The healthcare bill currently headed for conference committee station in Congress is troubling to progressives on several accounts, but for women, it will have the ironic effect of making a medical procedure less accessible. The Senate's  abortion "compromise," extorted by Ben Nelson of Nebraska (along with a pile of cash for his state), ostensibly means that women who want full coverage will have to write two checks: one to cover abortion, and one to cover everything else.

Analysts worry this will amount to a  Stupak-like ban on all insurance coverage for abortions – how many insurers, not to mention employers, are going to put up with separate checks? And that's only a question for "blue" states that won't ban abortion coverage entirely. If the expected happens, it will mean that women will have to pay more out of pocket and travel even longer distances to exercise what Roe versus Wade supposedly codified as a "right."

Last month, feminists were shocked at Stupak-Pitts, then outraged. Now, Jane Fonda is looking outright panicked on Youtube: "Help end discrimination against women," she pleads. It may well turn out that the decade's greatest threat to abortion access wasn't George Bush, but Obamacare.
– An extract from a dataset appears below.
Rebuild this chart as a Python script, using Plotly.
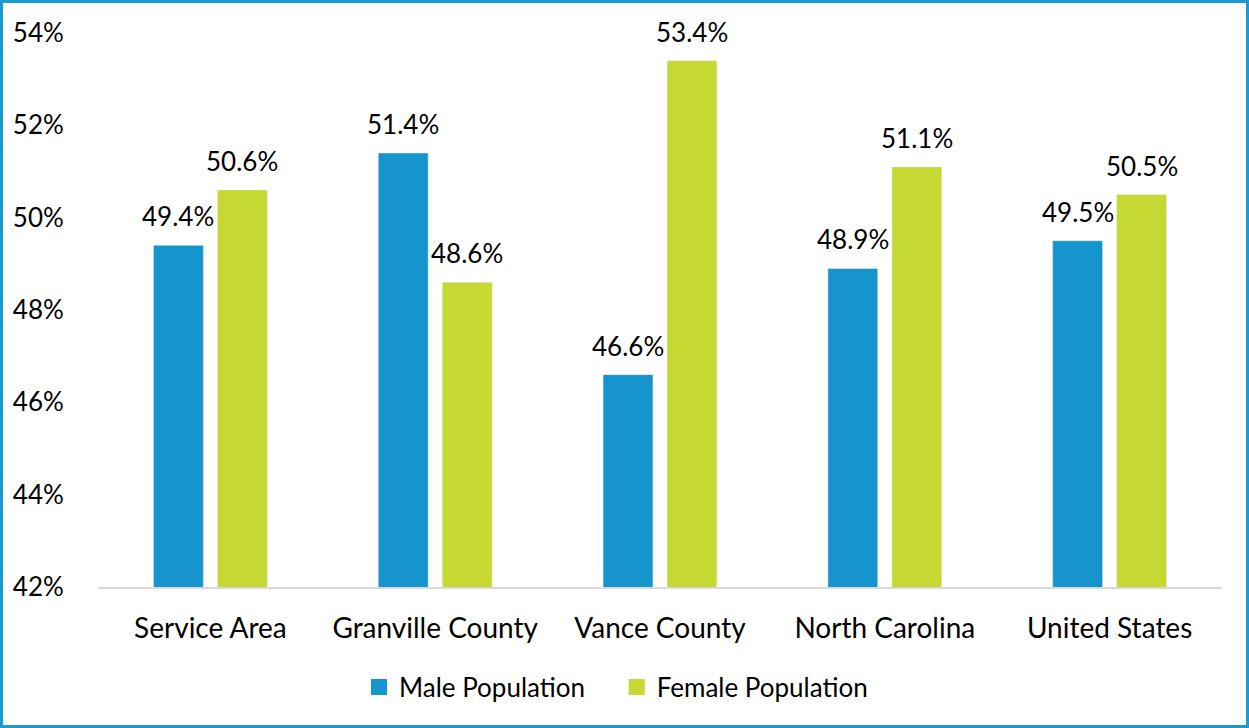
import plotly.graph_objects as go

categories = ["Service Area", "Granville County", "Vance County", "North Carolina", "United States"]
male = [49.4, 51.4, 46.6, 48.9, 49.5]
female = [50.6, 48.6, 53.4, 51.1, 50.5]
y_ticks = [42, 44, 46, 48, 50, 52, 54]
series = [("Male Population", male, "#1594CE", -32), ("Female Population", female, "#C5D932", 32)]

FONT = "Lato, Open Sans, sans-serif"
FS = 26
FS_X = 28
W, H = 1249, 728
L, R, T, B = 98, 27, 33, 141

fig = go.Figure()
for name, vals, color, dx in series:
    fig.add_trace(go.Bar(x=categories, y=vals, name=name, marker_color=color,
                         showlegend=False, hoverinfo="x+y"))
for i, (name, vals, color, dx) in enumerate(series):
    legend_name = name + ("\u00a0" * 4 if i == 0 else "")
    fig.add_trace(go.Scatter(x=[None], y=[None], mode="markers", name=legend_name,
                             marker=dict(symbol="square", size=16, color=color)))
    for c, v in zip(categories, vals):
        fig.add_annotation(x=c, y=v, text=f"{v:.1f}%", showarrow=False,
                           xshift=dx, yshift=11, yanchor="bottom",
                           font=dict(size=FS, color="#000000", family=FONT))

pw, ph = W - L - R, H - T - B
fig.add_shape(type="rect", xref="paper", yref="paper",
              x0=(-L + 1.5) / pw, x1=(pw + R - 1.5) / pw,
              y0=(-B + 1.5) / ph, y1=(ph + T - 1.5) / ph,
              line=dict(color="#1A9AD0", width=3), fillcolor="rgba(0,0,0,0)", layer="below")

fig.update_layout(
    width=W, height=H,
    margin=dict(l=L, r=R, t=T, b=B, pad=0, autoexpand=False),
    paper_bgcolor="white", plot_bgcolor="white",
    barmode="group", bargap=0.431, bargroupgap=0.22,
    font=dict(family=FONT, size=FS, color="#000000"),
    showlegend=True,
    legend=dict(orientation="h", x=616 / W, xanchor="center", xref="container",
                y=1 - 687 / H, yanchor="middle", yref="container",
                font=dict(size=FS), itemwidth=30, traceorder="normal"),
)
fig.update_xaxes(showline=True, linecolor="#D9D9D9", linewidth=2,
                 ticks="outside", ticklen=15, tickcolor="rgba(0,0,0,0)",
                 tickfont=dict(size=FS_X), showgrid=False)
fig.update_yaxes(range=[42, 54], tickvals=y_ticks, ticktext=[f"{v}%" for v in y_ticks],
                 showgrid=False, zeroline=False, showline=False,
                 tickfont=dict(size=FS), ticks="outside", ticklen=28, tickcolor="rgba(0,0,0,0)")

fig.write_html("out.html", config={"displayModeBar": False},
               post_script="document.body.style.margin='0';document.body.style.padding='0';")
Odd as it is to say, I find Fonda's panic somewhat comforting. In both its boldness and its generality, it signals the women's movement to regroup at square one, to focus on women rather than on a procedure. After all, the right to abortion is based on broader Constitutional rights to autonomy and bodily integrity and the privacy to make decisions about what happens or doesn't happen to one's body. And if we apply these rights broadly, not only to a woman's "right to choose" to terminate a  pregnancy but also her right to choose to carry that pregnancy to term, and her right to choose what happens or doesn't happen to her body at the time of childbirth, then we would see that all pregnant women are being denied these rights.

Case in point:  Joy Szabo of Page, Arizona, pregnant for the fourth time. In order to exercise her rights, she sought long and hard for a provider and had to travel 300 miles away from her family for care. But Szabo wasn't seeking an abortion; she was seeking a vaginal birth. You see, Szabo gave birth previously by cesarean section. She is among the hundreds of thousands of U.S. women who seek  vaginal birth after caesarian (Vbac) each year, though nearly half of hospitals won't allow it. Szabo was denied the right to deliver at her local hospital unless she delivered surgically. She was even threatened with a court order. You thought abortion was controversial? Ask a nurse about Vbac.

Szabo also told it like it is: "Page Hospital: Enter my body without permission, sounds like rape to me," she wrote in lipstick on the back of her minivan. Szabo's ordeal ended happily on 5 December, when she gave birth vaginally in Phoenix. But the majority of American women in this situation are scheduling repeat surgery — either on their doctors' recommendation or insistence — though research has shown it is more likely to result in a baby's admission to neonatal intensive care for prematurity and breathing problems, to say nothing of the risks to mothers.